– Спасибо, Хильда, – пробормотала Ли, слишком уставшая и ослабевшая, чтобы спорить. Поднявшись, она медленно побрела через комнату по пятам верной домоправительницы.

– Сначала я расстелю постель, – бросила та не оборачиваясь.

Прежде всего это означало необходимость снять затейливо украшенные подушки, произведения дизайнерского искусства, рассыпанные по всему матрацу и почти закрывавшие изголовье в стиле королевы Анны. Обычно Хильда превращала ежевечернюю разгрузку кровати в настоящую церемонию, забавлявшую и веселившую Ли. Сначала снималась охапка подушек с оборками и уносилась в бельевой шкаф, затем наставала очередь двух охапок подушек, отделанных бахромой. Дальше следовали подушки, отороченные шнуром, плетеной и волнистой тесьмой. Утром все повторялось в обратном порядке.

Но сегодня Хильда так бесцеремонно нарушила традицию, что Ли только сейчас поняла, насколько та потрясена случившимся.

– Сейчас уберу подушки, чтобы не мешали! – объявила она и, наклонившись, одним взмахом руки смела почти всю груду на пол по ту сторону кровати, а потом оперлась коленом о матрац и сбросила оставшиеся. – Сейчас подогрею обед, пока вы раздеваетесь, – пообещала она, выпрямляясь и взбивая пушистое белое одеяло.

Ли кивнула и направилась в гардеробную.

Слишком измученная, чтобы решиться принять душ, она стащила свитер и слаксы и как раз потянулась к ночной сорочке, когда Хильда прошла мимо открытой двери с мягкими пуховыми подушками, которые обычно клала на ночь, но при виде измочаленного тела Ли застыла и в ужасе вскрикнула:

– О нет! О, миссис Мэннинг! Бедняжка вы моя! Вам следовало остаться в больнице.

– Это всего лишь синяки, не более, – отмахнулась Ли, до того растроганная неподдельным сочувствием Хильды, что уже хотела обнять ее, но тут же передумала, вспомнив о сломанных ребрах. Вместо этого она стала осторожно надевать сорочку, а когда подняла голову, Хильда уже исчезла. Довольная тем, что хотя бы не придется скрывать, каким болезненным и мучительным испытанием стала простая ходьба, Ли обхватила рукой ноющие ребра и медленно, неуклюже похромала к кровати.

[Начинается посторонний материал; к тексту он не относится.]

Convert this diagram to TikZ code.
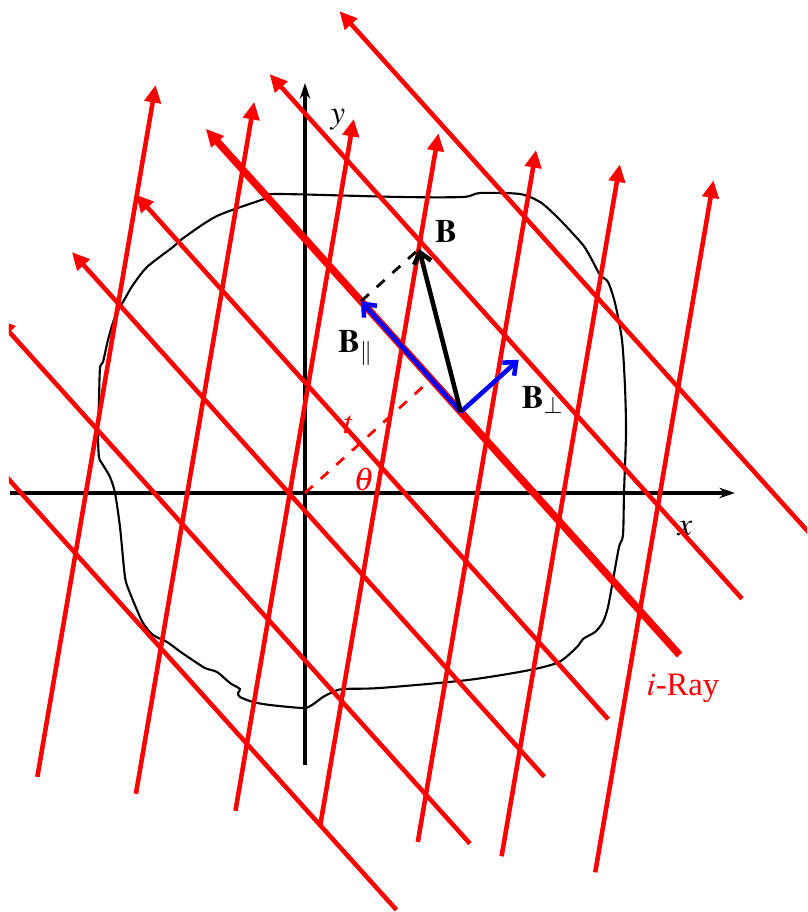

Одна в постели, которую много лет делила с Логаном, она оглядывала милую знакомую комнату, вспоминая их последнюю ночь. Стоило закрыть глаза, и возле кровати тут же возникал Логан, точно такой же, как в воскресное утро, когда он, шутливо улыбаясь, целовал ее в щеку.


– Я уже все загрузил в багажник. Кажется, ничего не забыл: чертежи дома, колья, бечевку, поперечные брусья, спальные мешки. И все же такое чувство, словно что-то оставил…

– Метлу, швабру и ведро?.. Дезинфицирующий раствор? Мышеловки?

Он пощекотал губами ее щеку, и она поспешно натянула подушку на голову.

– Поезжай прямо из театра. Не опаздывай, – бросил он, шагнув к двери.

Но Ли продолжала смешливо перечислять самые необходимые, по ее мнению, вещи:

– Питьевая вода, продукты к ужину…


Воспоминания о счастливом суматошном утре вмиг уничтожили тот стальной капкан, в который Ли загнала свои бушующие эмоции, и из глаз хлынули слезы.

– О, дорогой, – всхлипывала она, уткнувшись лицом в подушку, – где бы ты ни был, останься в живых. Ради меня. Пожалуйста, пожалуйста, вернись.

Она так и не узнала, приносила ли Хильда обед, но где-то среди ночи ей показалось, что кто-то расправил одеяло и откинул волосы с ее лба. О, как она хотела, чтобы это оказался Логан, как она нуждалась в том, чтобы это оказался Логан… и только поэтому позволила себе поверить, пусть и на несколько минут. В конце концов, притворство – это то, в чем она преуспела лучше всего.